General information
- Type: Glider
- National origin: United States
- Designer: Volmer Jensen
- Status: Production completed
- Primary user: Jim Martin
- Number built: 1

History
- Manufactured: 1939
- First flight: 1939

= Martin M-1 =

American glider

The Martin M-1 was an American gull winged, single-seat glider that was designed and built by Volmer Jensen in 1939.

==Design and development==
Jim Martin contracted Jensen to design and built him a glider for contest flying just before the Second World War. Jensen completed the aircraft in 1939.

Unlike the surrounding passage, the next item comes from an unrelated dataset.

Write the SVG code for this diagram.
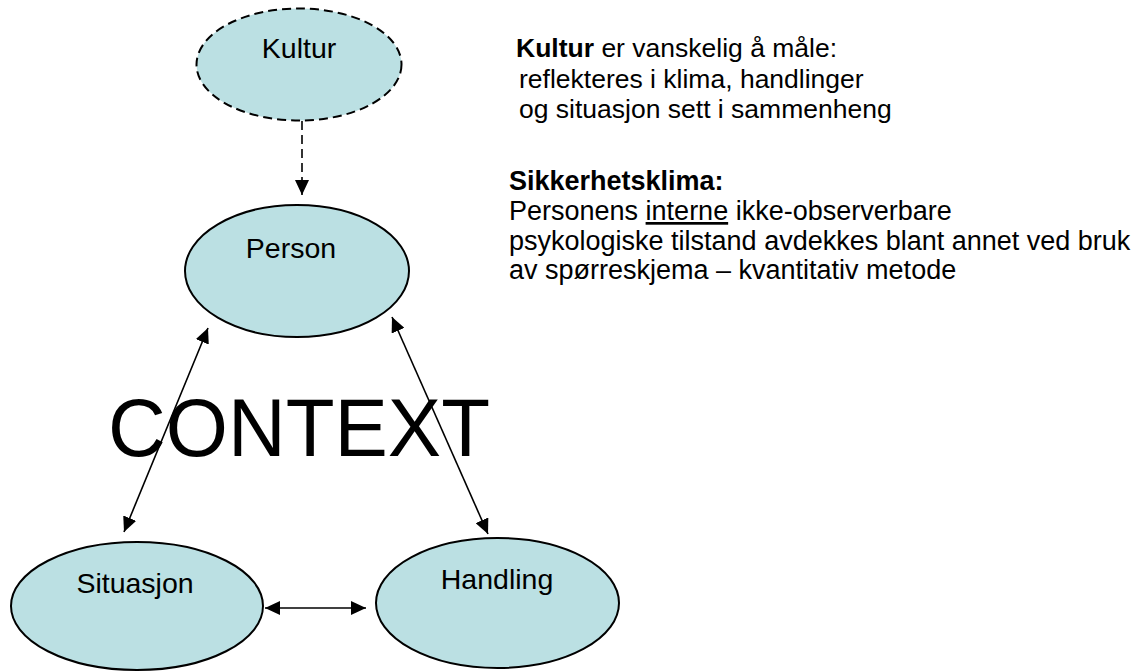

The aircraft was constructed with a wooden structure and covered in doped aircraft fabric covering. The cantilever gull-style wing employed a NACA 4400 series airfoil. The tail was a conventional low-tail design and featured strut-bracing. The M-1 was registered as an Experimental - Amateur-built aircraft and was not type certified.

==Operational history==
Martin flew the aircraft in a number of US Nationals, as did a later owner of the M-1, Emil Lehecka. While Lehecka owned it the aircraft picked up the nickname of the Whatsit. By the 1970s the aircraft was owned by Francis Kalinowsky and was based at the Circle X airport in Florida. At that time it was reportedly in good repair and was well maintained.

The aircraft was removed from the Federal Aviation Administration registry and its whereabouts are unknown.